# EXERCISE BRIEF
Copy all entries without alteration and skip the pictures they hold.

(Plotting code records)
:::

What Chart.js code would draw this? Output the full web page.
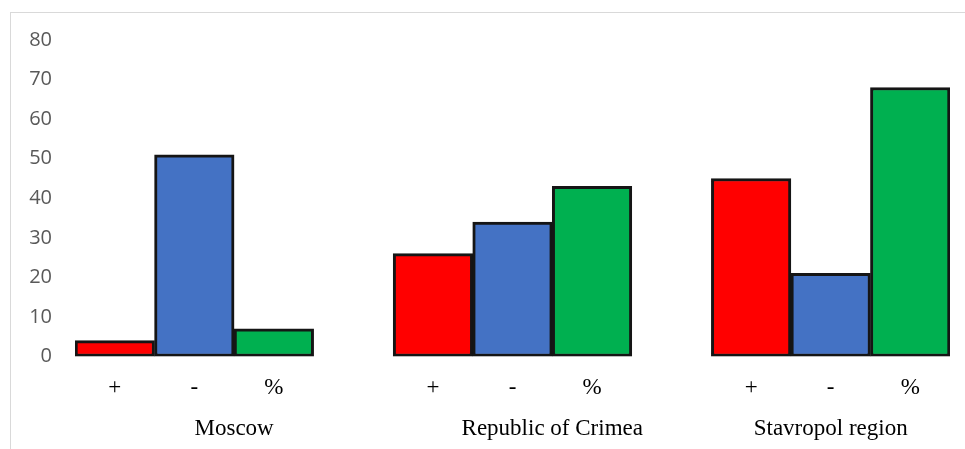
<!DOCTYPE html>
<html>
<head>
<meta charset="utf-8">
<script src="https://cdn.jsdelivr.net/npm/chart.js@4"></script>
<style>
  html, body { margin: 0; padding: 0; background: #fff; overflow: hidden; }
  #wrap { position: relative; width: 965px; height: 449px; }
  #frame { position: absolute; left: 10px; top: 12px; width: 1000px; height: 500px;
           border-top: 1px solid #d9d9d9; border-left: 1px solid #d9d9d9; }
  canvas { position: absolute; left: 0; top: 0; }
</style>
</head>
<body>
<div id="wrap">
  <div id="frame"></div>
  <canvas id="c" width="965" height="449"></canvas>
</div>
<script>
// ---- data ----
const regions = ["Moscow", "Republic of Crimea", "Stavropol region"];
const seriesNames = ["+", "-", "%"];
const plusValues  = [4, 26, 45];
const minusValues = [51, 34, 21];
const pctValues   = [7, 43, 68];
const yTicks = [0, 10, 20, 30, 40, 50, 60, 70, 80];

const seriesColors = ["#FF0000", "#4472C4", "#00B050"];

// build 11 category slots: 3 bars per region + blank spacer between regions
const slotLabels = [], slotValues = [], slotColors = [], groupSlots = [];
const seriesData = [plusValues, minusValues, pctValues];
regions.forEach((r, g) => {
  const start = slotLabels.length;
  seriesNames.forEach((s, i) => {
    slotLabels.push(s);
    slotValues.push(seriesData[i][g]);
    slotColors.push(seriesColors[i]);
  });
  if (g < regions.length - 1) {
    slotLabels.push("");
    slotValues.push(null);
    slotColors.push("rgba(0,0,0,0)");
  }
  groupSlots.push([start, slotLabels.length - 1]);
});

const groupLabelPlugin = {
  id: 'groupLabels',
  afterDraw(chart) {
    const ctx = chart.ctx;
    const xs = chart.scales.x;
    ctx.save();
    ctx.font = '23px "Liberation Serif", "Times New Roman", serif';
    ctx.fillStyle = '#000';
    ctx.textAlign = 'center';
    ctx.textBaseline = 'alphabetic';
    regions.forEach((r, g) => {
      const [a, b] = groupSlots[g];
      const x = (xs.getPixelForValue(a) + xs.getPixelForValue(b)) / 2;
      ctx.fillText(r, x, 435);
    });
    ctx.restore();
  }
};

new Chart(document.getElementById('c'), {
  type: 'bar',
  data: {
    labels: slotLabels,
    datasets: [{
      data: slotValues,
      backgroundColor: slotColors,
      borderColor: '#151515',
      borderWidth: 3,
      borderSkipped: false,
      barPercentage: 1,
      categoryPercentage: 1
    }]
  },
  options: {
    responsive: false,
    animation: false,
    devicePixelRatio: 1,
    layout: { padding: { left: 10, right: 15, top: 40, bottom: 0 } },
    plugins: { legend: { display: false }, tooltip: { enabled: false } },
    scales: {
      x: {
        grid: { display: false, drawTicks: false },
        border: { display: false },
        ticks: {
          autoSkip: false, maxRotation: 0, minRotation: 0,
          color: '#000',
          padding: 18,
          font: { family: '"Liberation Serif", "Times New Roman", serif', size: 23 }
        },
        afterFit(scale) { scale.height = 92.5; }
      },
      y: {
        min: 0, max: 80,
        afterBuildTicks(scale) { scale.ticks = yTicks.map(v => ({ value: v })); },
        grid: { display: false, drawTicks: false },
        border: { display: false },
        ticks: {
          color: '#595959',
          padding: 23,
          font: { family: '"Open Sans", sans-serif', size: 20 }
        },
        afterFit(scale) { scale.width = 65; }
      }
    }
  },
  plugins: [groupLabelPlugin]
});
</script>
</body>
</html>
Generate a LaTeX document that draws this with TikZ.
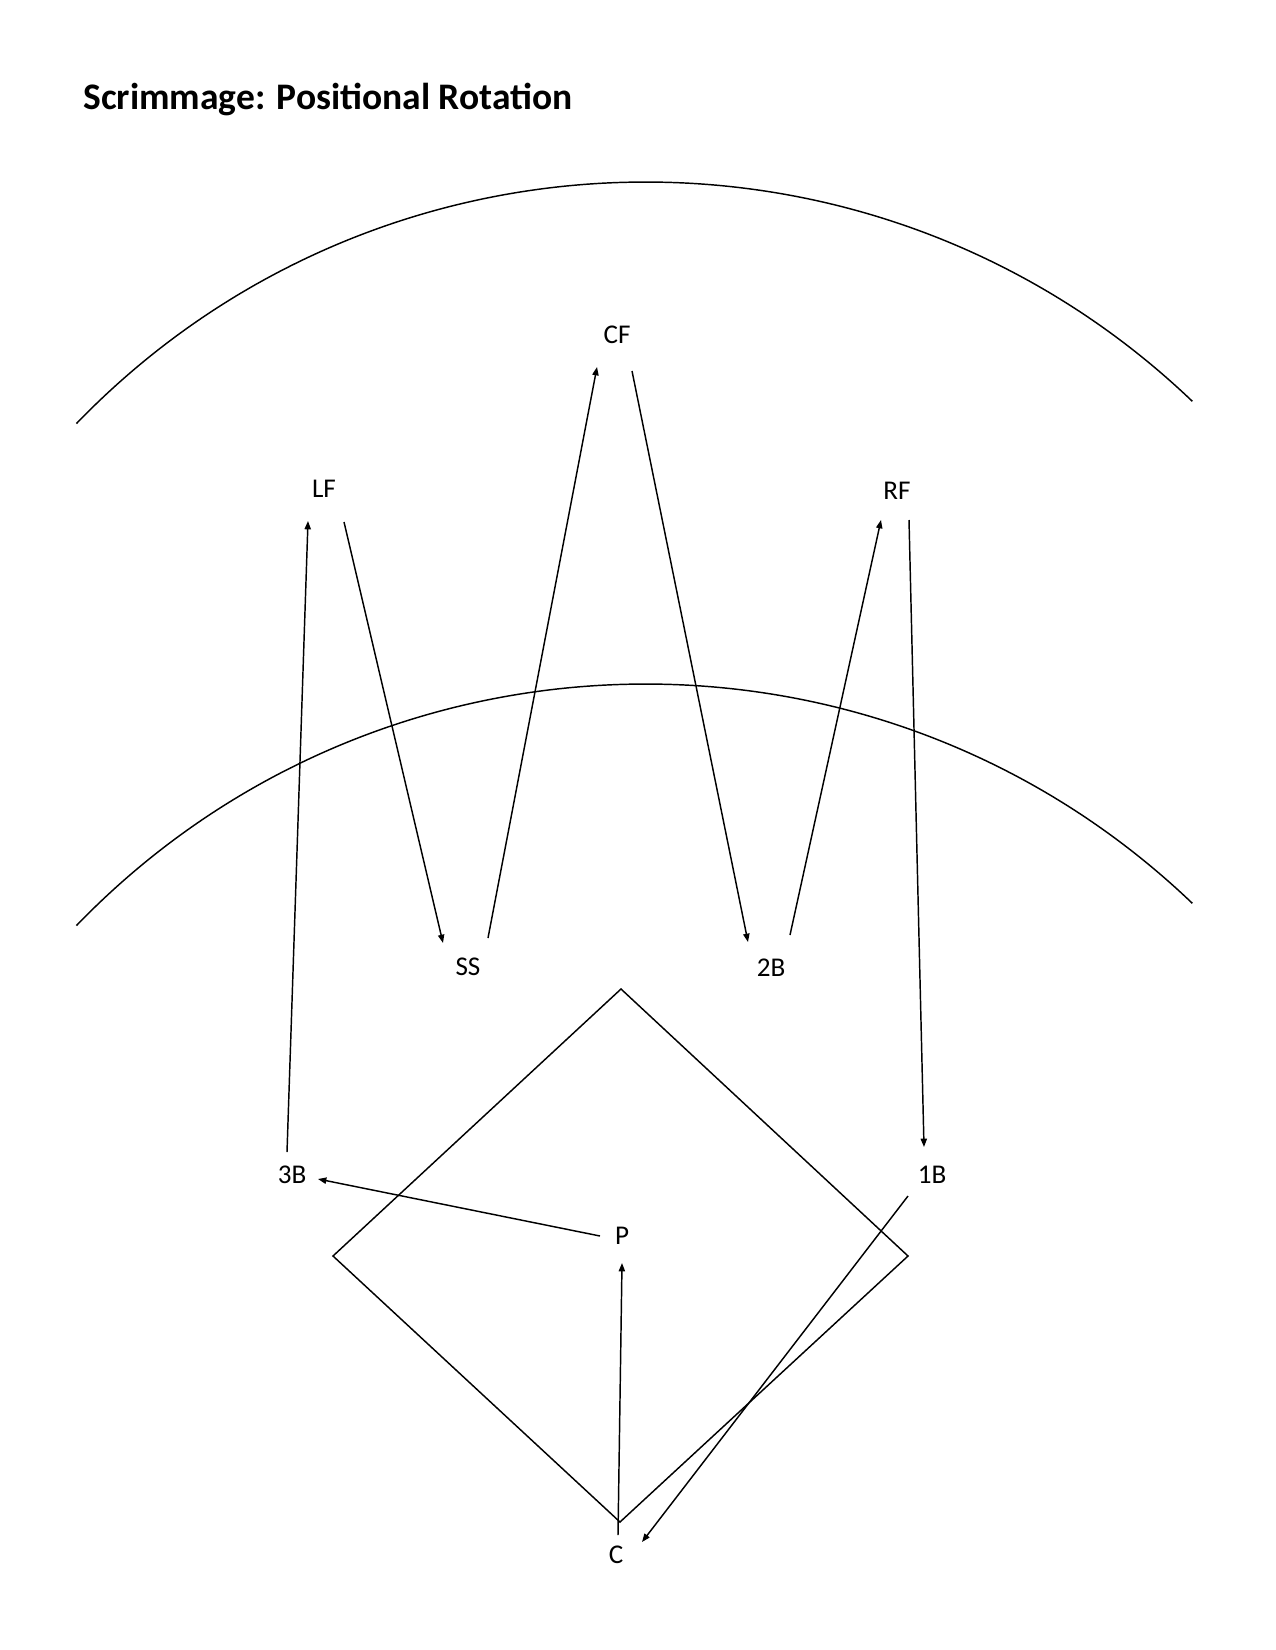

:::

# SOLUTION TO THIS EXERCISE
What Chart.js code would draw this? Output the full web page.
<!DOCTYPE html>
<html>
<head>
<meta charset="utf-8">
<script src="https://cdn.jsdelivr.net/npm/chart.js@4"></script>
<style>
  html, body { margin: 0; padding: 0; background: #fff; overflow: hidden; }
  #wrap { position: relative; width: 965px; height: 449px; }
  #frame { position: absolute; left: 10px; top: 12px; width: 1000px; height: 500px;
           border-top: 1px solid #d9d9d9; border-left: 1px solid #d9d9d9; }
  canvas { position: absolute; left: 0; top: 0; }
</style>
</head>
<body>
<div id="wrap">
  <div id="frame"></div>
  <canvas id="c" width="965" height="449"></canvas>
</div>
<script>
// ---- data ----
const regions = ["Moscow", "Republic of Crimea", "Stavropol region"];
const seriesNames = ["+", "-", "%"];
const plusValues  = [4, 26, 45];
const minusValues = [51, 34, 21];
const pctValues   = [7, 43, 68];
const yTicks = [0, 10, 20, 30, 40, 50, 60, 70, 80];

const seriesColors = ["#FF0000", "#4472C4", "#00B050"];

// build 11 category slots: 3 bars per region + blank spacer between regions
const slotLabels = [], slotValues = [], slotColors = [], groupSlots = [];
const seriesData = [plusValues, minusValues, pctValues];
regions.forEach((r, g) => {
  const start = slotLabels.length;
  seriesNames.forEach((s, i) => {
    slotLabels.push(s);
    slotValues.push(seriesData[i][g]);
    slotColors.push(seriesColors[i]);
  });
  if (g < regions.length - 1) {
    slotLabels.push("");
    slotValues.push(null);
    slotColors.push("rgba(0,0,0,0)");
  }
  groupSlots.push([start, slotLabels.length - 1]);
});

const groupLabelPlugin = {
  id: 'groupLabels',
  afterDraw(chart) {
    const ctx = chart.ctx;
    const xs = chart.scales.x;
    ctx.save();
    ctx.font = '23px "Liberation Serif", "Times New Roman", serif';
    ctx.fillStyle = '#000';
    ctx.textAlign = 'center';
    ctx.textBaseline = 'alphabetic';
    regions.forEach((r, g) => {
      const [a, b] = groupSlots[g];
      const x = (xs.getPixelForValue(a) + xs.getPixelForValue(b)) / 2;
      ctx.fillText(r, x, 435);
    });
    ctx.restore();
  }
};

new Chart(document.getElementById('c'), {
  type: 'bar',
  data: {
    labels: slotLabels,
    datasets: [{
      data: slotValues,
      backgroundColor: slotColors,
      borderColor: '#151515',
      borderWidth: 3,
      borderSkipped: false,
      barPercentage: 1,
      categoryPercentage: 1
    }]
  },
  options: {
    responsive: false,
    animation: false,
    devicePixelRatio: 1,
    layout: { padding: { left: 10, right: 15, top: 40, bottom: 0 } },
    plugins: { legend: { display: false }, tooltip: { enabled: false } },
    scales: {
      x: {
        grid: { display: false, drawTicks: false },
        border: { display: false },
        ticks: {
          autoSkip: false, maxRotation: 0, minRotation: 0,
          color: '#000',
          padding: 18,
          font: { family: '"Liberation Serif", "Times New Roman", serif', size: 23 }
        },
        afterFit(scale) { scale.height = 92.5; }
      },
      y: {
        min: 0, max: 80,
        afterBuildTicks(scale) { scale.ticks = yTicks.map(v => ({ value: v })); },
        grid: { display: false, drawTicks: false },
        border: { display: false },
        ticks: {
          color: '#595959',
          padding: 23,
          font: { family: '"Open Sans", sans-serif', size: 20 }
        },
        afterFit(scale) { scale.width = 65; }
      }
    }
  },
  plugins: [groupLabelPlugin]
});
</script>
</body>
</html>
Generate a LaTeX document that draws this with TikZ.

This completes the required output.